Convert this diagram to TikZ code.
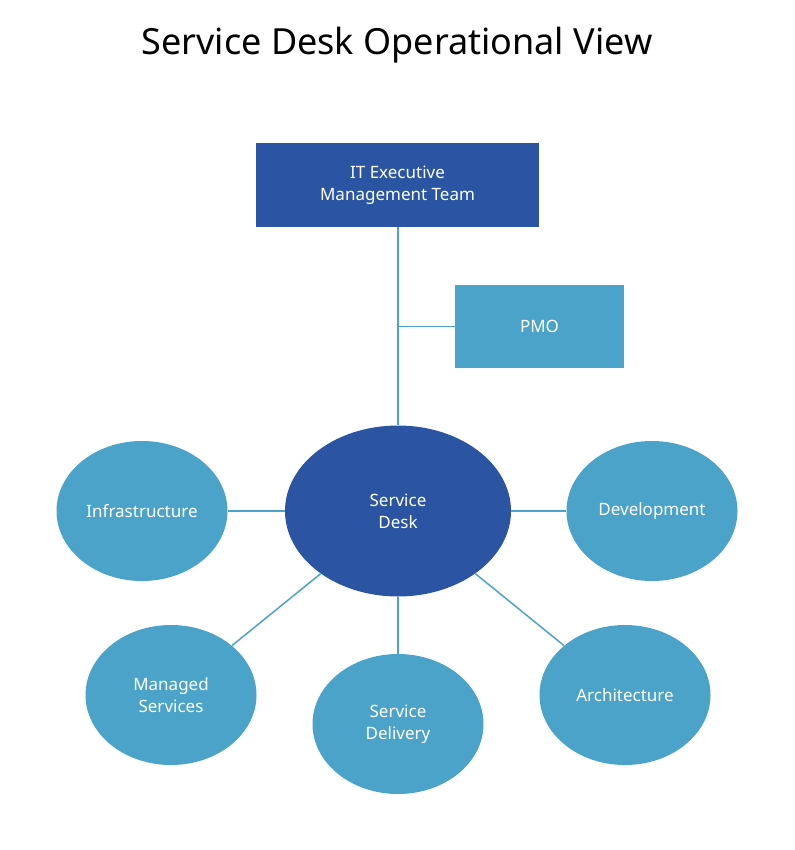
\documentclass[tikz,border=0pt]{standalone}
\usepackage{fontspec}
\setmainfont{Noto Sans}
\usetikzlibrary{shapes.geometric}
\definecolor{darkblue}{HTML}{2B55A3}
\definecolor{lightblue}{HTML}{4BA3C9}
\begin{document}
\begin{tikzpicture}
[x=1pt,y=-1pt,
box/.style={rectangle,draw=none,text=white,align=center,font=\fontsize{17}{22}\selectfont},
unit/.style={ellipse,draw=none,fill=lightblue,text=white,align=center,inner sep=0pt,
  minimum width=171pt,minimum height=140pt,font=\fontsize{17}{22}\selectfont},
link/.style={draw=lightblue,line width=1.5pt}]
\useasboundingbox (0,0) rectangle (794,850);
\node[font=\fontsize{36}{40}\selectfont] (title) at (397,45) {Service Desk Operational View};
\node[box,fill=darkblue,minimum width=283pt,minimum height=84pt] (exec) at (397.5,185) {IT Executive\\Management Team};
\node[box,fill=lightblue,minimum width=169pt,minimum height=83pt] (pmo) at (539.5,326.5) {PMO};
\node[unit,fill=darkblue,minimum width=226pt,minimum height=171pt] (desk) at (398,511) {Service\\Desk};
\node[unit] (infra) at (142,511) {Infrastructure};
\node[unit] (dev) at (652,511) {Development};
\node[unit] (managed) at (171,695) {Managed\\Services};
\node[unit] (delivery) at (398,724) {Service\\Delivery};
\node[unit] (arch) at (625,695) {Architecture};
\coordinate (branch) at (398,326.5);
% connectors
\draw[link] (exec.south -| desk.north) -- (desk.north);
\draw[link] (branch) -- (pmo.west);
\draw[link] (desk) -- (infra);
\draw[link] (desk) -- (dev);
\draw[link] (desk) -- (managed);
\draw[link] (desk) -- (delivery);
\draw[link] (desk) -- (arch);
\end{tikzpicture}
\end{document}
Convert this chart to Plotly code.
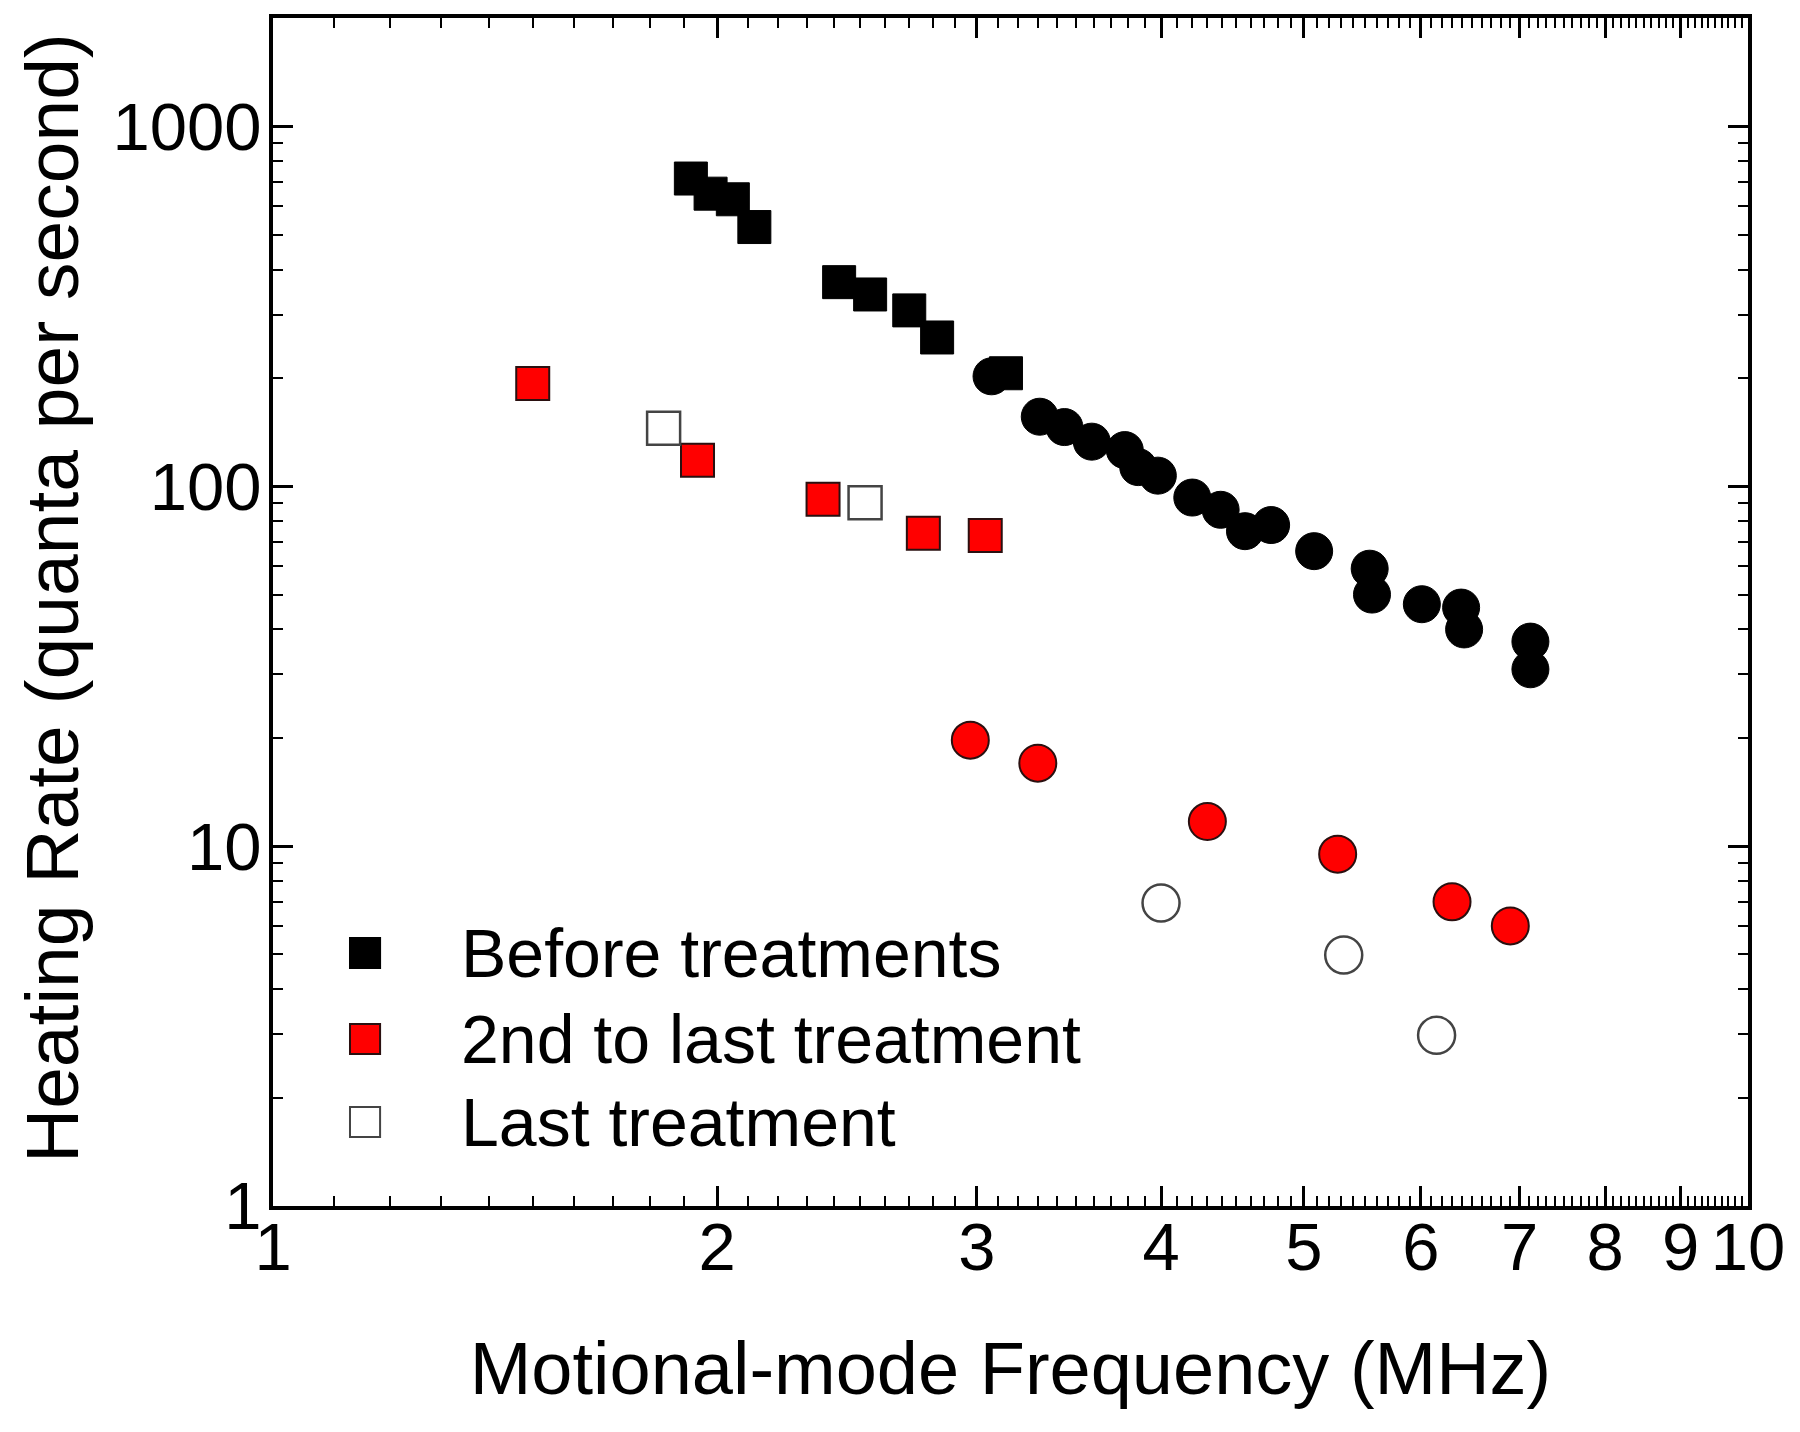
import plotly.graph_objects as go

# ---------------- data ----------------
before_sq_x = [1.92, 1.98, 2.05, 2.12, 2.42, 2.54, 2.70, 2.82, 3.14]
before_sq_y = [716, 650, 627, 525, 369, 341, 308, 259, 206]
before_ci_x = [3.07, 3.31, 3.44, 3.59, 3.78, 3.86, 3.98, 4.20, 4.39, 4.56,
               4.75, 5.08, 5.54, 5.56, 6.01, 6.39, 6.42, 7.12, 7.12]
before_ci_y = [202, 156, 146, 133, 126, 113, 107, 93, 86, 75,
               78, 66, 59, 50, 47, 46, 40, 37, 31]

second_sq_x = [1.50, 1.94, 2.36, 2.76, 3.04]
second_sq_y = [193, 118, 92, 74, 73]
second_ci_x = [2.97, 3.30, 4.30, 5.27, 6.30, 6.90]
second_ci_y = [19.7, 17.0, 11.7, 9.5, 7.0, 6.0]

last_sq_x = [1.84, 2.52]
last_sq_y = [145, 90]
last_ci_x = [4.00, 5.32, 6.15]
last_ci_y = [6.95, 4.98, 2.98]

legend_labels = ["Before treatments", "2nd to last treatment", "Last treatment"]

x_tickvals = [1, 2, 3, 4, 5, 6, 7, 8, 9, 10]
x_ticktext = ["1", "2", "3", "4", "5", "6", "7", "8", "9", "10"]
y_tickvals = [1, 10, 100, 1000]
y_ticktext = ["1", "10", "100", "1000"]

x_title = "Motional-mode Frequency (MHz)"
y_title = "Heating Rate (quanta per second)"

# ---------------- styles ----------------
FONT = "Liberation Sans, Arial, sans-serif"
RED = "#ff0000"
SQ = 33
CI = 37

styles = [
    dict(color="black", line=dict(color="black", width=1)),
    dict(color=RED, line=dict(color="#2a1010", width=2)),
    dict(color="white", line=dict(color="#444444", width=2.5)),
]

fig = go.Figure()
series = [
    (before_sq_x, before_sq_y, before_ci_x, before_ci_y),
    (second_sq_x, second_sq_y, second_ci_x, second_ci_y),
    (last_sq_x, last_sq_y, last_ci_x, last_ci_y),
]
for (sx, sy, cx, cy), st, name in zip(series, styles, legend_labels):
    fig.add_trace(go.Scatter(x=sx, y=sy, mode="markers", name=name,
                             marker=dict(symbol="square", size=SQ, **st),
                             showlegend=False))
    fig.add_trace(go.Scatter(x=cx, y=cy, mode="markers", name=name,
                             marker=dict(symbol="circle", size=CI, **st),
                             showlegend=False))

# minor tick positions
x_minor = [round(d + k / 10, 2) for d in range(1, 10) for k in range(1, 10)]
y_minor = [m * 10 ** e for e in range(0, 4) for m in range(2, 10) if m * 10 ** e <= 2000]

axis_common = dict(
    showline=True, linecolor="black", linewidth=4, mirror="ticks",
    ticks="inside", ticklen=20, tickwidth=3, tickcolor="black",
    showgrid=False, zeroline=False,
    tickfont=dict(family=FONT, size=67, color="black"),
)

fig.update_xaxes(
    type="log", range=[0, 1],
    tickvals=x_tickvals, ticktext=x_ticktext,
    ticklabelstandoff=-20,
    minor=dict(tickvals=x_minor, ticks="inside", ticklen=10, tickwidth=2,
               tickcolor="black", showgrid=False),
    title=dict(text=x_title,
               font=dict(family=FONT, size=74, color="black"), standoff=60),
    **axis_common,
)
fig.update_yaxes(
    type="log", range=[0, 3.301],
    tickvals=y_tickvals, ticktext=y_ticktext,
    ticklabelstandoff=-6,
    minor=dict(tickvals=y_minor, ticks="inside", ticklen=10, tickwidth=2,
               tickcolor="black", showgrid=False),
    **axis_common,
)

# y-axis title as a rotated annotation (positioned as in the reference)
fig.add_annotation(xref="paper", yref="paper", x=-0.1498, y=0.5118,
                   xanchor="center", yanchor="middle", showarrow=False,
                   textangle=-90, text=y_title,
                   font=dict(family=FONT, size=75, color="black"))

# custom legend (large symbols, as in the reference)
leg_y = [0.2130, 0.1406, 0.0707]
hx, hy = 0.0102, 0.0126
for yy, st, label in zip(leg_y, styles, legend_labels):
    fig.add_shape(type="rect", xref="paper", yref="paper",
                  x0=0.0624 - hx, x1=0.0624 + hx, y0=yy - hy, y1=yy + hy,
                  fillcolor=st["color"], line=dict(color=st["line"]["color"], width=2))
    fig.add_annotation(xref="paper", yref="paper", x=0.1264, y=yy,
                       xanchor="left", yanchor="middle", showarrow=False,
                       text=label, font=dict(family=FONT, size=68, color="black"))

fig.update_layout(
    width=1800, height=1432,
    margin=dict(l=273, r=52, t=18, b=226),
    plot_bgcolor="white", paper_bgcolor="white",
    showlegend=False,
)

fig.write_html("out.html")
● ● ● ● ●
**GOAL OF THE EXERCISE**
Without the pictures, print the whole listing exactly as given.

**FULL RESPONSE**
Convert this diagram to TikZ code.
\documentclass[tikz,border=0pt]{standalone}
\usepackage{fontspec}
\setmainfont{Noto Sans}
\usetikzlibrary{shapes.geometric}
\definecolor{darkblue}{HTML}{2B55A3}
\definecolor{lightblue}{HTML}{4BA3C9}
\begin{document}
\begin{tikzpicture}
[x=1pt,y=-1pt,
box/.style={rectangle,draw=none,text=white,align=center,font=\fontsize{17}{22}\selectfont},
unit/.style={ellipse,draw=none,fill=lightblue,text=white,align=center,inner sep=0pt,
  minimum width=171pt,minimum height=140pt,font=\fontsize{17}{22}\selectfont},
link/.style={draw=lightblue,line width=1.5pt}]
\useasboundingbox (0,0) rectangle (794,850);
\node[font=\fontsize{36}{40}\selectfont] (title) at (397,45) {Service Desk Operational View};
\node[box,fill=darkblue,minimum width=283pt,minimum height=84pt] (exec) at (397.5,185) {IT Executive\\Management Team};
\node[box,fill=lightblue,minimum width=169pt,minimum height=83pt] (pmo) at (539.5,326.5) {PMO};
\node[unit,fill=darkblue,minimum width=226pt,minimum height=171pt] (desk) at (398,511) {Service\\Desk};
\node[unit] (infra) at (142,511) {Infrastructure};
\node[unit] (dev) at (652,511) {Development};
\node[unit] (managed) at (171,695) {Managed\\Services};
\node[unit] (delivery) at (398,724) {Service\\Delivery};
\node[unit] (arch) at (625,695) {Architecture};
\coordinate (branch) at (398,326.5);
% connectors
\draw[link] (exec.south -| desk.north) -- (desk.north);
\draw[link] (branch) -- (pmo.west);
\draw[link] (desk) -- (infra);
\draw[link] (desk) -- (dev);
\draw[link] (desk) -- (managed);
\draw[link] (desk) -- (delivery);
\draw[link] (desk) -- (arch);
\end{tikzpicture}
\end{document}
Convert this chart to Plotly code.
import plotly.graph_objects as go

# ---------------- data ----------------
before_sq_x = [1.92, 1.98, 2.05, 2.12, 2.42, 2.54, 2.70, 2.82, 3.14]
before_sq_y = [716, 650, 627, 525, 369, 341, 308, 259, 206]
before_ci_x = [3.07, 3.31, 3.44, 3.59, 3.78, 3.86, 3.98, 4.20, 4.39, 4.56,
               4.75, 5.08, 5.54, 5.56, 6.01, 6.39, 6.42, 7.12, 7.12]
before_ci_y = [202, 156, 146, 133, 126, 113, 107, 93, 86, 75,
               78, 66, 59, 50, 47, 46, 40, 37, 31]

second_sq_x = [1.50, 1.94, 2.36, 2.76, 3.04]
second_sq_y = [193, 118, 92, 74, 73]
second_ci_x = [2.97, 3.30, 4.30, 5.27, 6.30, 6.90]
second_ci_y = [19.7, 17.0, 11.7, 9.5, 7.0, 6.0]

last_sq_x = [1.84, 2.52]
last_sq_y = [145, 90]
last_ci_x = [4.00, 5.32, 6.15]
last_ci_y = [6.95, 4.98, 2.98]

legend_labels = ["Before treatments", "2nd to last treatment", "Last treatment"]

x_tickvals = [1, 2, 3, 4, 5, 6, 7, 8, 9, 10]
x_ticktext = ["1", "2", "3", "4", "5", "6", "7", "8", "9", "10"]
y_tickvals = [1, 10, 100, 1000]
y_ticktext = ["1", "10", "100", "1000"]

x_title = "Motional-mode Frequency (MHz)"
y_title = "Heating Rate (quanta per second)"

# ---------------- styles ----------------
FONT = "Liberation Sans, Arial, sans-serif"
RED = "#ff0000"
SQ = 33
CI = 37

styles = [
    dict(color="black", line=dict(color="black", width=1)),
    dict(color=RED, line=dict(color="#2a1010", width=2)),
    dict(color="white", line=dict(color="#444444", width=2.5)),
]

fig = go.Figure()
series = [
    (before_sq_x, before_sq_y, before_ci_x, before_ci_y),
    (second_sq_x, second_sq_y, second_ci_x, second_ci_y),
    (last_sq_x, last_sq_y, last_ci_x, last_ci_y),
]
for (sx, sy, cx, cy), st, name in zip(series, styles, legend_labels):
    fig.add_trace(go.Scatter(x=sx, y=sy, mode="markers", name=name,
                             marker=dict(symbol="square", size=SQ, **st),
                             showlegend=False))
    fig.add_trace(go.Scatter(x=cx, y=cy, mode="markers", name=name,
                             marker=dict(symbol="circle", size=CI, **st),
                             showlegend=False))

# minor tick positions
x_minor = [round(d + k / 10, 2) for d in range(1, 10) for k in range(1, 10)]
y_minor = [m * 10 ** e for e in range(0, 4) for m in range(2, 10) if m * 10 ** e <= 2000]

axis_common = dict(
    showline=True, linecolor="black", linewidth=4, mirror="ticks",
    ticks="inside", ticklen=20, tickwidth=3, tickcolor="black",
    showgrid=False, zeroline=False,
    tickfont=dict(family=FONT, size=67, color="black"),
)

fig.update_xaxes(
    type="log", range=[0, 1],
    tickvals=x_tickvals, ticktext=x_ticktext,
    ticklabelstandoff=-20,
    minor=dict(tickvals=x_minor, ticks="inside", ticklen=10, tickwidth=2,
               tickcolor="black", showgrid=False),
    title=dict(text=x_title,
               font=dict(family=FONT, size=74, color="black"), standoff=60),
    **axis_common,
)
fig.update_yaxes(
    type="log", range=[0, 3.301],
    tickvals=y_tickvals, ticktext=y_ticktext,
    ticklabelstandoff=-6,
    minor=dict(tickvals=y_minor, ticks="inside", ticklen=10, tickwidth=2,
               tickcolor="black", showgrid=False),
    **axis_common,
)

# y-axis title as a rotated annotation (positioned as in the reference)
fig.add_annotation(xref="paper", yref="paper", x=-0.1498, y=0.5118,
                   xanchor="center", yanchor="middle", showarrow=False,
                   textangle=-90, text=y_title,
                   font=dict(family=FONT, size=75, color="black"))

# custom legend (large symbols, as in the reference)
leg_y = [0.2130, 0.1406, 0.0707]
hx, hy = 0.0102, 0.0126
for yy, st, label in zip(leg_y, styles, legend_labels):
    fig.add_shape(type="rect", xref="paper", yref="paper",
                  x0=0.0624 - hx, x1=0.0624 + hx, y0=yy - hy, y1=yy + hy,
                  fillcolor=st["color"], line=dict(color=st["line"]["color"], width=2))
    fig.add_annotation(xref="paper", yref="paper", x=0.1264, y=yy,
                       xanchor="left", yanchor="middle", showarrow=False,
                       text=label, font=dict(family=FONT, size=68, color="black"))

fig.update_layout(
    width=1800, height=1432,
    margin=dict(l=273, r=52, t=18, b=226),
    plot_bgcolor="white", paper_bgcolor="white",
    showlegend=False,
)

fig.write_html("out.html")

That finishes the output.